Someone asked me to help plan a trip recently. Two nights, beachfront, Southeast Asia. The kind of thing where you want to look like you know what you are doing.

We started with islands. Crystal water, speedboats, the whole postcard. But the speedboat only leaves twice a day. Miss it and you are killing three hours in a parking lot. The flights lock you into a schedule. The rooms cost double for half the space. Every piece of the plan had a dependency, and every dependency had a failure mode.

Then we looked at the boring choice. Mainland. Two and a half hour drive. Same caliber property, same beachfront villa, same private pool. Twice the square footage at the same nightly rate. Walk out the front gate and you are in a real town with real food and a night market. Want to stay another night? Stay another night. No rebooking flights.

The Dependency Problem

I think about this every day in infrastructure. The flashy architecture always looks better on the whiteboard. Microservices, multi-region failover, twelve layers of abstraction. Beautiful. Elegant. And every layer is a dependency that can break at 3am on a Saturday.

The boring architecture — the one that just works, that you can reason about, that does not require a PhD to debug — never wins the design review.

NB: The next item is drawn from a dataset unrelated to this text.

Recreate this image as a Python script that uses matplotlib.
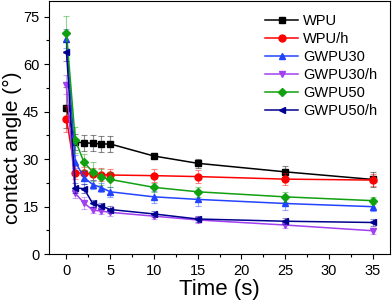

It is not impressive enough. Nobody gets promoted for deploying a monolith that runs for three years without incident.

But nobody gets fired for it either.

Complexity as Status

There is a specific kind of vanity in choosing the complex option. It signals sophistication. We are the kind of operation that runs Kubernetes across four regions. Sure. Are you also the kind of operation that needs to? Or did someone make that call because the simple version felt embarrassing?

Same energy as flying to an island when the drive would have been better. The island sounds more impressive. The drive actually works.

I have watched companies spend six figures on architectures they did not need because the right answer felt too simple to present to the board. The fear was never that it would fail. The fear was that it would look like they were not trying hard enough.

How to Spot It

Next time you are choosing between two options and one of them is clearly simpler, ask yourself a question: am I rejecting the simple one because it will not work, or because it does not sound impressive?

If the answer is the second one, take the boring choice. Every time.

The best infrastructure is the kind nobody talks about. The best trip is the one where nothing went wrong. The best decision is the one that eliminated the most ways to fail.

Complexity is not a feature. It is a cost you pay for capability you may not need.

The boring choice does not make the highlight reel. But it is the one you never regret.